PHOTO PHILIPPE BOIVIN, COLLABORATION SPÉCIALE

Balarama Holness, chef de Mouvement Montréal

Balarama Holness dénonce le manque d’espaces verts et de centres sportifs dans des quartiers comme Saint-Michel, Rivière-des-Prairies ou Saint-Léonard. Il insiste sur l’importance de l’aménagement du territoire pour mieux intégrer les nouveaux arrivants. Il plaide pour une meilleure représentativité des minorités dans la culture québécoise.

Tout cela est sensé.

Ce qui l’est beaucoup moins, c’est ce fameux référendum qu’évoque M. Holness sur le statut bilingue de Montréal – une proposition sortie de nulle part. Le candidat à la mairie admet lui-même qu’il ne s’agit pas d’une revendication des communautés anglophones et allophones, mais plutôt d’une réaction personnelle au projet de loi 96 sur le renforcement de la loi 101 du gouvernement Legault.
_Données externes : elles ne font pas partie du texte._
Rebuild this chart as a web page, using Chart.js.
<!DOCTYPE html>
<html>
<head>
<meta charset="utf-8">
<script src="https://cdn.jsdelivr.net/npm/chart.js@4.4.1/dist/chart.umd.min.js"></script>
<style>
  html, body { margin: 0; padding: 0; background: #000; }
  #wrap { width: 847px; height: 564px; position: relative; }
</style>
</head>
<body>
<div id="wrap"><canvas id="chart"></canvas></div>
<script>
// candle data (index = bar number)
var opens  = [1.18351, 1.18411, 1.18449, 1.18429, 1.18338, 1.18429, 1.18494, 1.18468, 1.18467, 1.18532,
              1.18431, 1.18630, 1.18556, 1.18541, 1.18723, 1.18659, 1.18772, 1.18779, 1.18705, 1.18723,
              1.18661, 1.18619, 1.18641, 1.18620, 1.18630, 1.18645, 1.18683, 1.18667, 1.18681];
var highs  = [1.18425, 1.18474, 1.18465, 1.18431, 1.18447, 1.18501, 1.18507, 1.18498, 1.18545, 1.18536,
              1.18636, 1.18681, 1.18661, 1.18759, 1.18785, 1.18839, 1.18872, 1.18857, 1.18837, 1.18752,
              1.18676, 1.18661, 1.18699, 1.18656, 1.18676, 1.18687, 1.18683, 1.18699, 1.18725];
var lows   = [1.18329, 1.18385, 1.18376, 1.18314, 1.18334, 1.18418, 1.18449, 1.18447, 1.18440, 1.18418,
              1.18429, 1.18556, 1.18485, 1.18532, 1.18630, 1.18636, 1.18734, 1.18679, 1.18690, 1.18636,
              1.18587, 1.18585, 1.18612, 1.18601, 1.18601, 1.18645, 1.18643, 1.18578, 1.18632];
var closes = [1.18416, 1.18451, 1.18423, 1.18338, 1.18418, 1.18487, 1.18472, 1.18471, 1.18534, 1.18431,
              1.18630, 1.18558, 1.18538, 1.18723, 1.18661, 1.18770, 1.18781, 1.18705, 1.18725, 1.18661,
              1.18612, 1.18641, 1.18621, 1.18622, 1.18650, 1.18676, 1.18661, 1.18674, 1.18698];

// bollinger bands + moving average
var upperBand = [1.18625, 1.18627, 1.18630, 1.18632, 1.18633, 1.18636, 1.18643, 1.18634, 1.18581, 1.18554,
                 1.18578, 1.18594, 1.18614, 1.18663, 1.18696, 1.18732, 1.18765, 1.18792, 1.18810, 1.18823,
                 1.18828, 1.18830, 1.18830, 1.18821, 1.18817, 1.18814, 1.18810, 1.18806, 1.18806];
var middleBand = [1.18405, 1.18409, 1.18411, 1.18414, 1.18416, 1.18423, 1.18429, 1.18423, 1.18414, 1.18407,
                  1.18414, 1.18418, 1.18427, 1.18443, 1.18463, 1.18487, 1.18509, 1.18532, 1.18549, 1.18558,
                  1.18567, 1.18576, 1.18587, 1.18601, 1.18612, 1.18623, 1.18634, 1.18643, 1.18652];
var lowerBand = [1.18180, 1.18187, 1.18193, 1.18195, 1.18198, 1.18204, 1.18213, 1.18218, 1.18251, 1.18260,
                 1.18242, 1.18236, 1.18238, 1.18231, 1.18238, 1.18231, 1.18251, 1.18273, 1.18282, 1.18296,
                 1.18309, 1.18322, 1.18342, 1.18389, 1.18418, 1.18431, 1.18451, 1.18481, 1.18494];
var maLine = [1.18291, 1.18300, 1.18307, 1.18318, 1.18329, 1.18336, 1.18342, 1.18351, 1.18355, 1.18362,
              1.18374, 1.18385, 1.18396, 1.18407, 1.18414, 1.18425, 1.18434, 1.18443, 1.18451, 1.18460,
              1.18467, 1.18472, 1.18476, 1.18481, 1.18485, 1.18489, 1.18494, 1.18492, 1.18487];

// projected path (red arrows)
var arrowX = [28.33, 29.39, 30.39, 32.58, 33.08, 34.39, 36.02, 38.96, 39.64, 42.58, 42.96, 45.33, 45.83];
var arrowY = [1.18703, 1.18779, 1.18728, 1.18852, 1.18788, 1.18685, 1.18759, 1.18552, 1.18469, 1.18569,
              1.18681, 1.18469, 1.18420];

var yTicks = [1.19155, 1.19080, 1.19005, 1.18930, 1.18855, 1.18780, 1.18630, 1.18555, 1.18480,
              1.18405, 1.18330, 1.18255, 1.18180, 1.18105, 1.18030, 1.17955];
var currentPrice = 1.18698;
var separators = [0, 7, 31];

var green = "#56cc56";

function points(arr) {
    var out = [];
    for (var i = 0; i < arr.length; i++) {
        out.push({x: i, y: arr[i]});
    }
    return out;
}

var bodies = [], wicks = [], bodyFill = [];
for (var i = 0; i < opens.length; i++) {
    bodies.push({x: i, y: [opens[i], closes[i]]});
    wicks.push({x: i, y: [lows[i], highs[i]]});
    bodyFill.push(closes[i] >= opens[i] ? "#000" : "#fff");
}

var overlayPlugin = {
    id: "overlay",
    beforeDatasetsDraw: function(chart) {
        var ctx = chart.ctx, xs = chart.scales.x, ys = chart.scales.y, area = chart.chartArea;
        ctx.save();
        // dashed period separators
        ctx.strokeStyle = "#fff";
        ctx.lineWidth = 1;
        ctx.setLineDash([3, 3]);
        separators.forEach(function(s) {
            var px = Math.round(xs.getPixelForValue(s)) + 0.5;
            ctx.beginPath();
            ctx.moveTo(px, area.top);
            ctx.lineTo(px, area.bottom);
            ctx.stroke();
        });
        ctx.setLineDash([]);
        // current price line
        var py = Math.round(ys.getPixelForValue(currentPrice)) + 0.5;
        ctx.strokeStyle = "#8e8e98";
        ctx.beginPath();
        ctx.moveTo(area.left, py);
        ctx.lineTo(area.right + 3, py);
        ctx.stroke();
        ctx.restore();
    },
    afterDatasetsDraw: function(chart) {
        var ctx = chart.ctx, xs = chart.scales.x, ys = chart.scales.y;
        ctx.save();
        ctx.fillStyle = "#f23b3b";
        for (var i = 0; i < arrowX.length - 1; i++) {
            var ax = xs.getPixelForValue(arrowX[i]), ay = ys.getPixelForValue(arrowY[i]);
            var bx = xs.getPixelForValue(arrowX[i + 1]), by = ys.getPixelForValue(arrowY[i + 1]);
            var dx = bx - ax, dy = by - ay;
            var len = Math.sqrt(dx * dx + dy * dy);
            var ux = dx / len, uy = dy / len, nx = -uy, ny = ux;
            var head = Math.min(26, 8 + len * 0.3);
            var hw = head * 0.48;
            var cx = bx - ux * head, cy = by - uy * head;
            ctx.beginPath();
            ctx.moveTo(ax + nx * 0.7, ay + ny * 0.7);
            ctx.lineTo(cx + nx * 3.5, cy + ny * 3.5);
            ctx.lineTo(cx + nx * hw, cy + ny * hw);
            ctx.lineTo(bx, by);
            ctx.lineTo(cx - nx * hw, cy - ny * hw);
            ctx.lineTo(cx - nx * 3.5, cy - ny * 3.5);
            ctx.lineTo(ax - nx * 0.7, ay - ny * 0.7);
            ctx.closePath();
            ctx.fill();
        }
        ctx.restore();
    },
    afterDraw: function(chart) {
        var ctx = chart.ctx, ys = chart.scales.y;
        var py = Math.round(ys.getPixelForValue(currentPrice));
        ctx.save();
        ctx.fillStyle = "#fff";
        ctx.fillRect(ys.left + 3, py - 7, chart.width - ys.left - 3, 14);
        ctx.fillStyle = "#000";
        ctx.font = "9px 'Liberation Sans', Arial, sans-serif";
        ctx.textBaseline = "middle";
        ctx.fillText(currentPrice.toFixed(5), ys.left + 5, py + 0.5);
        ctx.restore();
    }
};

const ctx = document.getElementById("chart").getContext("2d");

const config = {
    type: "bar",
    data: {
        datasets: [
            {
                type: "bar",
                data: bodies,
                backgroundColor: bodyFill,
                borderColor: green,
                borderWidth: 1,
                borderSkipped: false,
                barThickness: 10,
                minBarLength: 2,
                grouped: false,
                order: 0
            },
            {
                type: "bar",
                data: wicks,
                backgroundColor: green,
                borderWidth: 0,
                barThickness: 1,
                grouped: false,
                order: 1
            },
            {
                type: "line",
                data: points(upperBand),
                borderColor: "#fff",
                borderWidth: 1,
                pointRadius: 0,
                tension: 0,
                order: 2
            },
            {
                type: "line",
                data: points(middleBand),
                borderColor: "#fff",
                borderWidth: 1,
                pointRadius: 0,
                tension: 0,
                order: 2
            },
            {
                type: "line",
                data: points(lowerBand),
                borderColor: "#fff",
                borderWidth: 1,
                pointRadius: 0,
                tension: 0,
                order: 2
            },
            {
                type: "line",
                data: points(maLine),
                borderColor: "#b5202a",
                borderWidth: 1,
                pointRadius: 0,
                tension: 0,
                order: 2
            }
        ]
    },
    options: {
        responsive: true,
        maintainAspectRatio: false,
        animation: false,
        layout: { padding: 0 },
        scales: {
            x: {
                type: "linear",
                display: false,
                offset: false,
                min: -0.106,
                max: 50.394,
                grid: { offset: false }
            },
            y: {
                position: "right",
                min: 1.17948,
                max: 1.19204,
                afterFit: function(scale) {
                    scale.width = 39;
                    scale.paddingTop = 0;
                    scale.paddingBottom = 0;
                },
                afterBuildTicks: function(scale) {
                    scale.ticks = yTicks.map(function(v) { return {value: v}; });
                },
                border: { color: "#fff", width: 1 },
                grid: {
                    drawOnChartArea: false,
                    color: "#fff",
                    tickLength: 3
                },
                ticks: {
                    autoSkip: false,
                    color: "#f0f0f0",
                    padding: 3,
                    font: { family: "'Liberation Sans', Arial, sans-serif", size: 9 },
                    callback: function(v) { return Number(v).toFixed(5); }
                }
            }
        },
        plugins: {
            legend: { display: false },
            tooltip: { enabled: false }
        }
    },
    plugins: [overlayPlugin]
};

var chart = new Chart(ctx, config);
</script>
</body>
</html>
Certains éléments de ce projet de loi ont certes été mal reçus par une partie des anglophones de Montréal. Mais Balarama Holness ne semble pas réaliser qu’il veut jouer au pompier avec un lance-flammes.

Au moment où les gouvernements provincial et fédéral ont fait de la protection du français une priorité, on imagine le mélodrame et les déchirements qu’entraînerait la tenue d’un référendum sur la langue dans la plus grande ville du Québec.
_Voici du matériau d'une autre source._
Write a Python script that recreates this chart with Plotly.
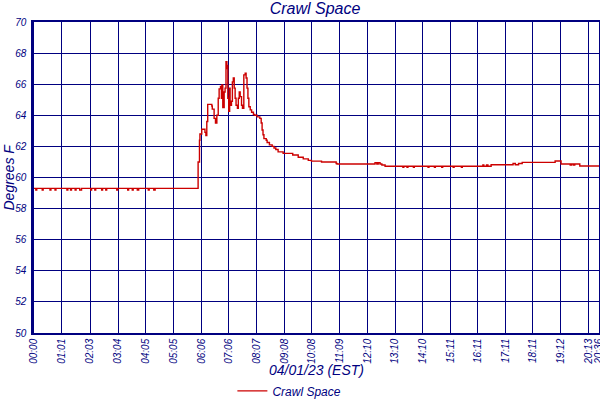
import plotly.graph_objects as go

# ---- data ----
times = [
    "00:00", "00:04", "00:06", "00:18", "00:20", "00:35", "00:37", "00:46", "00:48",
    "01:12", "01:14", "01:20", "01:22", "01:30", "01:32", "01:40", "01:44",
    "02:04", "02:06", "02:13", "02:15", "02:28", "02:30", "02:37", "02:39",
    "03:01", "03:03", "03:25", "03:27", "03:35", "03:37", "03:46", "03:49",
    "04:10", "04:12", "04:22", "04:25",
    "05:59", "06:02", "06:03", "06:07", "06:14", "06:16", "06:18", "06:20",
    "06:29", "06:30", "06:34", "06:37", "06:40", "06:43", "06:45", "06:48",
    "06:50", "06:51", "06:53", "06:56", "06:58", "07:00", "07:02", "07:03",
    "07:04", "07:06", "07:08", "07:09", "07:12", "07:14", "07:16", "07:18",
    "07:20", "07:22", "07:25", "07:27", "07:29", "07:31", "07:34", "07:36",
    "07:39", "07:42", "07:44", "07:46", "07:48", "07:50", "07:53", "07:56",
    "08:00", "08:03", "08:08", "08:14", "08:17", "08:19", "08:21", "08:23",
    "08:28", "08:30", "08:35", "08:41", "08:45", "08:49", "08:54", "09:05",
    "09:26", "09:38", "09:49", "10:00", "10:07", "10:29", "11:01", "11:03",
    "12:26", "12:30", "12:33", "12:37", "12:41", "12:48",
    "13:27", "13:29", "13:36", "13:38", "13:50", "13:52",
    "14:22", "14:24", "14:36", "14:38", "14:52", "14:54",
    "15:17", "15:19", "15:35", "15:37",
    "16:22", "16:24", "16:30", "16:33", "16:40", "17:28", "17:33", "17:40",
    "17:48", "19:00", "19:13", "19:33", "19:36", "19:40", "19:43", "19:54",
    "20:36",
]
temps = [
    59.3, 59.2, 59.3, 59.2, 59.3, 59.2, 59.3, 59.2, 59.3,
    59.2, 59.3, 59.2, 59.3, 59.2, 59.3, 59.2, 59.3,
    59.2, 59.3, 59.2, 59.3, 59.2, 59.3, 59.2, 59.3,
    59.2, 59.3, 59.2, 59.3, 59.2, 59.3, 59.2, 59.3,
    59.2, 59.3, 59.2, 59.3,
    61.0, 62.4, 62.8, 63.1, 62.9, 62.7, 63.6, 64.7,
    64.6, 64.4, 63.8, 63.5, 64.0, 65.1, 65.7, 65.85,
    65.1, 65.95, 64.5, 65.5, 65.75, 67.45, 67.0, 67.2,
    65.1, 64.25, 65.75, 64.65, 64.9, 66.15, 66.4, 65.75,
    65.1, 64.65, 64.45, 65.1, 65.5, 65.2, 64.65, 64.45,
    66.6, 66.7, 66.4, 65.75, 65.1, 64.55, 64.35, 64.2,
    64.05, 64.0, 63.9, 63.8, 63.5, 63.05, 62.75, 62.5,
    62.4, 62.25, 62.1, 62.0, 61.9, 61.8, 61.65, 61.55,
    61.45, 61.3, 61.2, 61.1, 61.05, 61.0, 60.9, 60.87,
    60.95, 60.87, 60.95, 60.87, 60.8, 60.72,
    60.65, 60.72, 60.65, 60.72, 60.65, 60.72,
    60.65, 60.72, 60.65, 60.72, 60.65, 60.72,
    60.65, 60.72, 60.65, 60.72,
    60.8, 60.72, 60.8, 60.72, 60.82, 60.9, 60.82, 60.9,
    60.97, 61.06, 60.87, 60.8, 60.87, 60.8, 60.87, 60.74,
    60.74,
]
tick_labels = ["00:00", "01:01", "02:03", "03:04", "04:05", "05:05", "06:06",
               "07:06", "08:07", "09:08", "10:08", "11:09", "12:10", "13:10",
               "14:10", "15:11", "16:11", "17:11", "18:11", "19:12", "20:13", "20:36"]
y_ticks = [50, 52, 54, 56, 58, 60, 62, 64, 66, 68, 70]

series_name = "Crawl Space"
chart_title = "Crawl Space"
x_title = "04/01/23 (EST)"
y_title = "Degrees F"


def to_min(s):
    h, m = s.split(":")
    return int(h) * 60 + int(m)


assert len(times) == len(temps), (len(times), len(temps))
x_vals = [to_min(t) for t in times]
tick_vals = [to_min(t) for t in tick_labels]

NAVY = "#000080"
RED = "#cc0000"
FONT = "Liberation Sans"

fig = go.Figure()
fig.add_trace(go.Scatter(
    x=x_vals, y=temps, mode="lines", name=series_name,
    line=dict(color=RED, width=1.4, shape="hv"),
))

fig.update_layout(
    width=600, height=400,
    margin=dict(l=34, r=1, t=22, b=67, autoexpand=False),
    paper_bgcolor="white", plot_bgcolor="white",
    title=dict(text=chart_title, x=0.525, xanchor="center", y=0.978, yanchor="middle",
               xref="container", yref="container",
               font=dict(family=FONT, size=16, color=NAVY, style="italic")),
    showlegend=True,
    legend=dict(orientation="h", x=0.452, xanchor="center", y=-0.186, yanchor="middle",
                font=dict(family=FONT, size=12, color=NAVY, style="italic"),
                bgcolor="rgba(0,0,0,0)"),
    xaxis=dict(
        range=[0, tick_vals[-1]], tickmode="array", tickvals=tick_vals, ticktext=tick_labels,
        tickangle=-90, showgrid=True, gridcolor=NAVY, gridwidth=1.3,
        showline=True, linecolor=NAVY, linewidth=1.5, mirror=True,
        ticks="", zeroline=False, automargin=False, ticklabeloverflow="allow",
        tickfont=dict(family=FONT, size=10, color=NAVY, style="italic"),
    ),
    yaxis=dict(
        range=[50, 70], tickmode="array", tickvals=y_ticks,
        showgrid=True, gridcolor=NAVY, gridwidth=1.3,
        showline=True, linecolor=NAVY, linewidth=2.5, mirror=True,
        ticks="", zeroline=False, ticklabelstandoff=3, automargin=False,
        tickfont=dict(family=FONT, size=10, color=NAVY, style="italic"),
    ),
    annotations=[
        dict(text=x_title, xref="paper", yref="paper", x=0.5, y=-0.119,
             xanchor="center", yanchor="middle", showarrow=False,
             font=dict(family=FONT, size=14, color=NAVY, style="italic")),
        dict(text=y_title, xref="paper", yref="paper", x=-0.046, y=0.5,
             xanchor="center", yanchor="middle", showarrow=False, textangle=-90,
             font=dict(family=FONT, size=14, color=NAVY, style="italic")),
    ],
)

fig.write_html(
    "out.html",
    config={"displayModeBar": False},
    post_script="document.body.style.margin='0';document.body.style.overflow='hidden';",
)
La position de M. Holness est d’autant plus incompréhensible qu’il affirme que la langue française doit rester « supérieure » et qu’il n’est pas question « d’égalité » avec l’anglais. Que signifie alors ce bilinguisme, et pourquoi faire de la métropole une « cité-État » complètement en porte-à-faux avec le reste du Québec ?
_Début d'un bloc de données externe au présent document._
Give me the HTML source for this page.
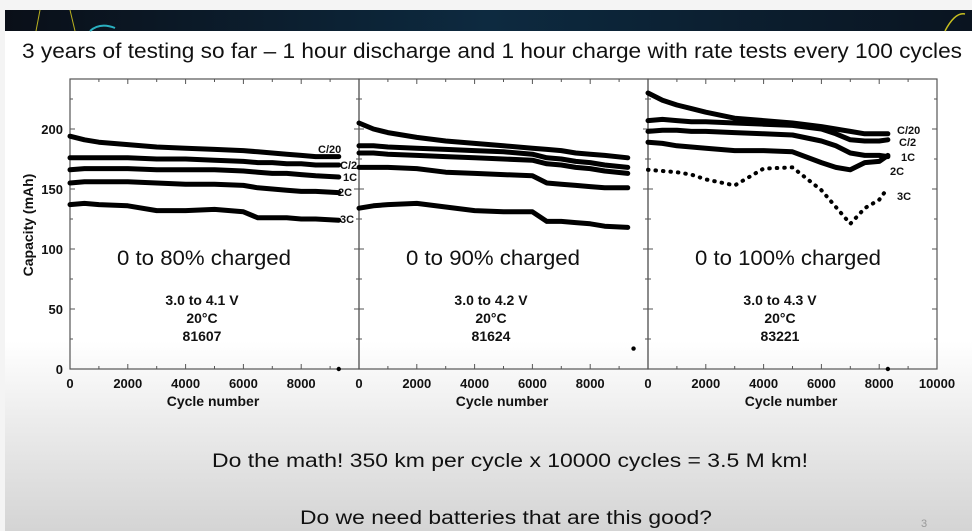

Il faut saluer l’engagement de ceux qui se lancent en politique. C’est d’autant plus vrai dans le cas de Balarama Holness, qui a essuyé d’odieuses menaces de mort pendant cette campagne. Mais malheureusement, force est de constater que son message divise. La preuve est qu’il est incapable d’unifier ses propres troupes après la fusion ratée avec le parti de Marc-Antoine Desjardins.

Montréal cherche toujours sa troisième voie.